29 May 2008

The myth of nature

1. In the foothills of Colorado on land barely touched by industry, I climbed to the top of a large red rock formation. This particular spot is visited not only by the locals (which include foxes and even, once, mountain goats), but also by other visitors such as myself. Usually the traces of these visitors consist of footprints in the unpaved road and paths, but occasionally there is the cigarette butt or beer can strewn by the side of the road. This particular day, when I reached the top of the formation, what awaited me was an empty bottle of chardonnay left by the nature-lover(s) who, presumably, thought it would be a pleasant experience to enjoy the “spectacular view” with a glass (or four) of wine.

The violation here was more than one of breeching the “leave no trace” protocol advocated by various environmental organizations and agencies; this protocol is at best agnostic on the tendency of so-called “nature-lovers” to fetishize nature. Even if my predecessors had taken their refuse with them, in what sense can they be said to be “lovers of nature” when their love makes nature into an object? The fact they in fact forgot their wine bottle is a direct consequence of this act (in other words, forgetting here is an active process).

In what sense are these the people to whom we can appeal when we want to “save the environment”? For what purpose are we so saving it? What is this “nature” we are saving? For either the devotees of our “earth mother” or the “cult of the outdoors” for whom nature is an object consumable by bike trails, ATVs, or “majestic views” (“121 feet of pure ahhhhhh!” as one billboard proclaims, advertising a waterfall), we are caught in the contradiction of human existence (an existence in culture, history, and industry) and animal existence (the brute facticity of objects): nature is always found elsewhere than the human—the concrete of sidewalks no longer qualifies as nature insofar as we proceed to identify nature only with the blades of grass in its cracks; and even then “real” nature is found by escaping the city, i.e., by “escaping ourselves” such that the proper form of prostration in the temple of Gaia is silent awe before the gigantic redwood or by listening to the cry of the eagle. The human, in other words, must subtract itself from nature and allow nature to “be present”. But the human can therefore never “be with” nature, for nature is then the “more-than-human world”. This dichotomy leaves us with one of two choices: either the supersession of nature by industry (God granted dominion over nature; work and technology is the essence of humanity; etc) or cultural suicide (i.e., the separation of animality from culture—a “return to nature” in the form of shamanic mysticism, aboriginal denials of technology, etc).

2. In his most recent work (although the majority of this work has not been published), Critchley has argued that the citizen requires a sort of “catechism” or, in other words, that politics requires a “supreme fiction” that functions as an authoritative ground or arche. The problem of modern politics, Critchley suggests, is that such authority can no longer come from God but must come from humanity itself; this is, of course, the problem of nihilism in the form of Jacobi’s formulation: either we are God or God is absolutely transcendent.

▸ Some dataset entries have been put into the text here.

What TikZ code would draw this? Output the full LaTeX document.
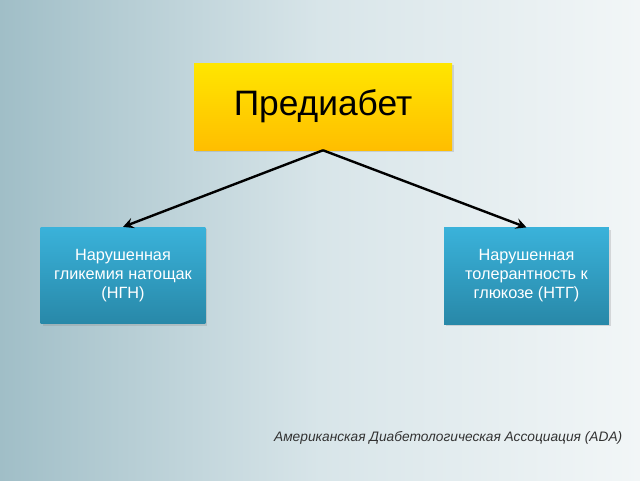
\documentclass[tikz,border=0pt]{standalone}
\usepackage{fontspec}
\setmainfont{Liberation Sans}
\usetikzlibrary{positioning,shadows,arrows.meta}

\definecolor{bgleft}{RGB}{160,190,199}
\definecolor{bgmid}{RGB}{216,229,233}
\definecolor{bgright}{RGB}{242,246,247}
\definecolor{yelltop}{RGB}{255,230,0}
\definecolor{yellbot}{RGB}{255,190,0}
\definecolor{bluetop}{RGB}{58,178,218}
\definecolor{bluebot}{RGB}{40,136,168}
\definecolor{notegray}{RGB}{50,50,50}

\tikzset{
  mainbox/.style={top color=yelltop, bottom color=yellbot, minimum width=193.5pt, minimum height=65.25pt,
    drop shadow={shadow xshift=1.5pt, shadow yshift=-1.5pt, opacity=0.25},
    font=\fontsize{26.5}{30}\selectfont},
  kindbox/.style={top color=bluetop, bottom color=bluebot, minimum width=123.5pt, minimum height=72.5pt,
    drop shadow={shadow xshift=1.5pt, shadow yshift=-1.5pt, opacity=0.25},
    text=white, align=center, font=\fontsize{12.2}{14.3}\selectfont},
  arrowline/.style={line width=1.8pt, -{Stealth[length=8pt,width=8pt,inset=3pt]}},
}

\begin{document}
\begin{tikzpicture}[x=0.75pt,y=-0.75pt]
 % background
 \shade[left color=bgleft, right color=bgright, middle color=bgmid] (0,0) rectangle (640,480);
 \useasboundingbox (0,0) rectangle (640,480);

 % boxes
 \node[mainbox] (pre) at (323,106.5) {Предиабет};
 \node[kindbox] (ngn) at (123,275.5) {Нарушенная\\гликемия натощак\\(НГН)};
 \node[kindbox] (ntg) at (526.5,276) {Нарушенная\\толерантность к\\глюкозе (НТГ)};

 \draw[arrowline] (pre.south) -- (ngn.north);
 \draw[arrowline] (pre.south) -- (ntg.north);

 \node[anchor=east, text=notegray, font=\itshape\fontsize{10.3}{12}\selectfont] (ada) at (627,438)
   {Американская Диабетологическая Ассоциация (ADA)};
\end{tikzpicture}
\end{document}
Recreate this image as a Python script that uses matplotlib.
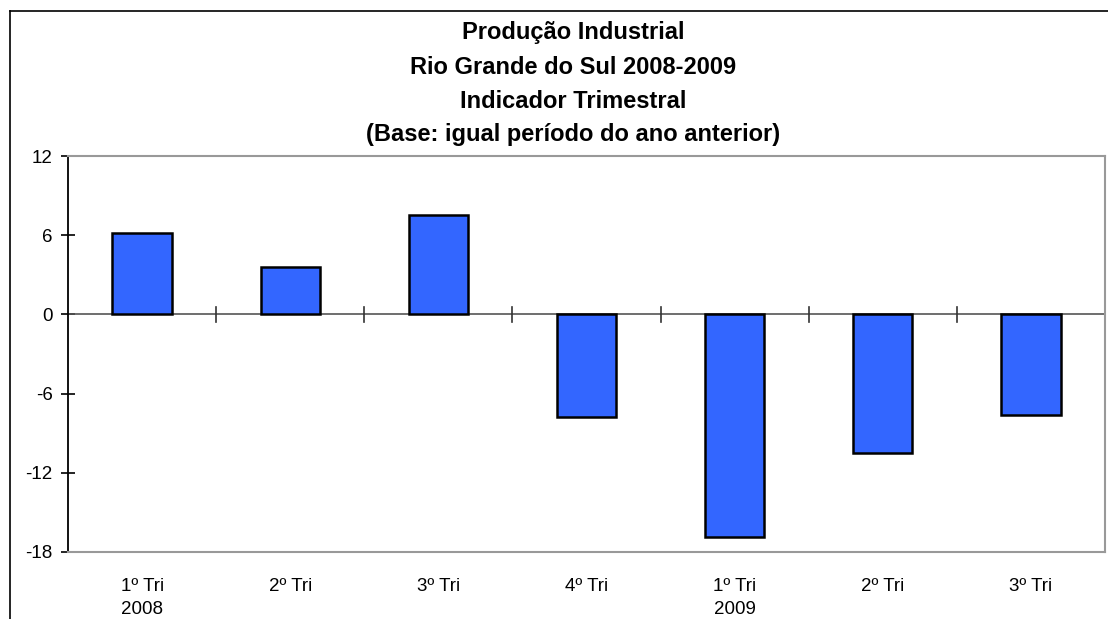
import matplotlib
matplotlib.use("Agg")
import matplotlib.pyplot as plt
from matplotlib.lines import Line2D

categories = ["1º Tri\n2008", "2º Tri", "3º Tri", "4º Tri", "1º Tri\n2009", "2º Tri", "3º Tri"]
values = [6.2, 3.6, 7.5, -7.8, -16.9, -10.5, -7.6]
yticks = [-18, -12, -6, 0, 6, 12]
title_lines = ["Produção Industrial", "Rio Grande do Sul 2008-2009",
               "Indicador Trimestral", "(Base: igual período do ano anterior)"]

plt.rcParams['font.family'] = ['Liberation Sans', 'DejaVu Sans']

W, H = 1108, 619
fig = plt.figure(figsize=(W / 100, H / 100), dpi=100)

# outer chart frame (left and top edges visible)
fig.add_artist(Line2D([10 / W, 10 / W], [0, 1 - 11 / H], color='black', lw=1.2, transform=fig.transFigure))
fig.add_artist(Line2D([10 / W, 1], [1 - 11 / H, 1 - 11 / H], color='black', lw=1.2, transform=fig.transFigure))

left, right, top, bottom = 68, 1105, 156, 552
ax = fig.add_axes([left / W, 1 - bottom / H, (right - left) / W, (bottom - top) / H])

n = len(values)
x = list(range(n))
ax.bar(x, values, width=0.4, color='#3366FF', edgecolor='black', linewidth=1.8, zorder=3)
ax.set_xlim(-0.5, n - 0.5)
ax.set_ylim(-18, 12)

# zero line with category separator ticks
ax.axhline(0, color='#555555', lw=1.2, zorder=2)
for i in range(1, n):
    ax.plot([i - 0.5, i - 0.5], [-0.55, 0.55], color='#333333', lw=1.2, zorder=2)

for side in ['top', 'right', 'bottom']:
    ax.spines[side].set_color('#999999')
    ax.spines[side].set_linewidth(1.5)
ax.spines['left'].set_color('black')
ax.spines['left'].set_linewidth(1.3)

ax.set_yticks(yticks)
ax.set_yticklabels([str(v) for v in yticks], fontsize=13.5)
ax.tick_params(axis='y', direction='inout', length=10, width=1.2, pad=6)
ax.set_xticks(x)
ax.set_xticklabels(categories, fontsize=13.5, linespacing=1.45)
ax.tick_params(axis='x', length=0, pad=19)

ys = [33, 68, 101, 135]
for line, yy in zip(title_lines, ys):
    fig.text(573 / W, 1 - yy / H, line, ha='center', va='center', fontsize=17, fontweight='bold')

fig.savefig("out.png", dpi=100)
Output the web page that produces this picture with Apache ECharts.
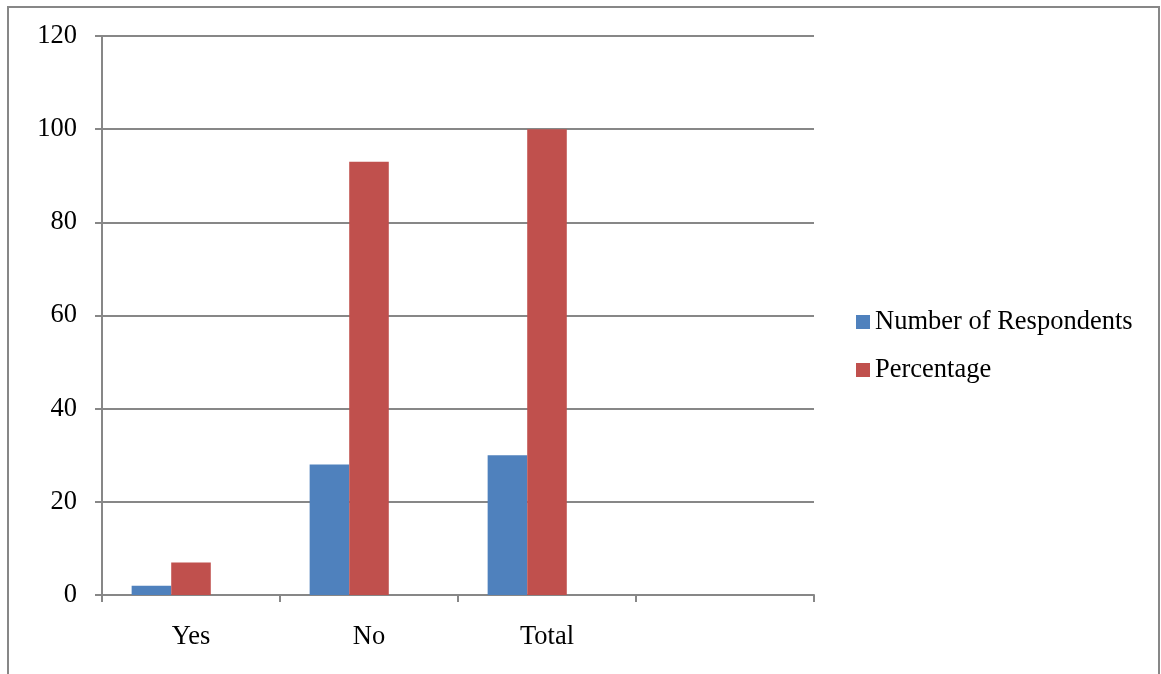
<!DOCTYPE html>
<html>
<head>
<meta charset="utf-8">
<script src="https://cdn.jsdelivr.net/npm/echarts@6/dist/echarts.min.js"></script>
<style>
  html, body { margin: 0; padding: 0; background: #fff; }
  #chart { width: 1161px; height: 674px; }
</style>
</head>
<body>
<div id="chart"></div>
<script>
// Survey responses
const categories = ['Yes', 'No', 'Total', ''];
const respondents = [2, 28, 30, null];
const percentage = [7, 93, 100, null];
const yTicks = { min: 0, max: 120, interval: 20 };

const FONT = "'Liberation Serif', 'Times New Roman', serif";
const GRAY = '#878787';
const FS = 26.5;

const chart = echarts.init(document.getElementById('chart'), null, { renderer: 'canvas' });

chart.setOption({
  animation: false,
  backgroundColor: '#ffffff',
  textStyle: { fontFamily: FONT },
  graphic: [{
    type: 'rect',
    shape: { x: 8, y: 7, width: 1151, height: 720 },
    style: { fill: 'none', stroke: GRAY, lineWidth: 2 },
    silent: true
  }],
  grid: { left: 102, right: 347, top: 36, bottom: 79, containLabel: false },
  legend: {
    orient: 'vertical',
    left: 856,
    top: 307,
    padding: 0,
    itemWidth: 14,
    itemHeight: 14,
    itemGap: 18,
    icon: 'rect',
    data: ['Number of Respondents', 'Percentage'],
    textStyle: { fontFamily: FONT, fontSize: FS, color: '#000', lineHeight: 26, padding: [4, 0, 0, 0] }
  },
  xAxis: {
    type: 'category',
    data: categories,
    boundaryGap: true,
    axisLine: { lineStyle: { color: GRAY, width: 2 } },
    axisTick: { show: true, length: 7, alignWithLabel: false, lineStyle: { color: GRAY, width: 2 } },
    axisLabel: { color: '#000', fontFamily: FONT, fontSize: FS, margin: 29, interval: 0 },
    splitLine: { show: false }
  },
  yAxis: {
    type: 'value',
    min: yTicks.min,
    max: yTicks.max,
    interval: yTicks.interval,
    axisLine: { show: true, lineStyle: { color: GRAY, width: 2 } },
    axisTick: { show: true, length: 7, lineStyle: { color: GRAY, width: 2 } },
    axisLabel: { color: '#000', fontFamily: FONT, fontSize: FS, margin: 25 },
    splitLine: { show: true, lineStyle: { color: GRAY, width: 2 } }
  },
  series: [
    {
      name: 'Number of Respondents',
      type: 'bar',
      data: respondents,
      barGap: '0%',
      barCategoryGap: '33.3%',
      itemStyle: { color: '#4F81BD' }
    },
    {
      name: 'Percentage',
      type: 'bar',
      data: percentage,
      itemStyle: { color: '#C0504D' }
    },
    {
      // empty third column slot in each group
      name: 'Series 3',
      type: 'bar',
      data: [],
      itemStyle: { color: '#9BBB59' }
    }
  ]
});
</script>
</body>
</html>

Perhaps something similar is true for thinking of nature. I had once, long ago, suggested that environmental advocates will never be successful in their efforts without a radical change in our cultural values and mores, for as long as the culture of capital continues to think in terms of accumulation, industry, and “rational self-interest”, we will never value the sacrifice of (personal) interest for the sake of “nature”. As a variation of this suggestion, perhaps what is needed is a new myth of nature. If the symbolic pagan religions were those whose myths precluded the development of industry—as so many of the bigoted ideologies of western Europe have argued—then what can we learn of the function of myth, if not the content of these myths that are now being fetishized by New Agers and so-called “nature-lovers”? MacIntyre has demonstrated convincingly that the ideology that has claimed to be done with tradition—i.e., liberalism—has itself become a tradition—yet one in bad faith insofar as it refuses to recognize its own status as such. It is this sort of contradiction that Critchley in his own way is indicating when he suggests that if modern politics is not to fall prey to nihilism (in the form of liberal democratic capitalism), then what we need is some kind of supreme fiction or what I am calling myth (obviously in reference to Barthes’ notion of “mythology”). Are there any myths available to us from within the ideologies of the western European tradition (I personally find Taoism more useful here than these)? What are the mechanisms by which these myths might function? Critchley suggests poetry. Perhaps, however, we might also not want to be so quick to dismiss the so-called “return to religion” as simply a tool of reactionary fundamentalism and not simply deliver the discourse of religion over to the right (if for no other reason than that we have seen how successfully the right has mobilized the resources of religion for the most fascist of purposes).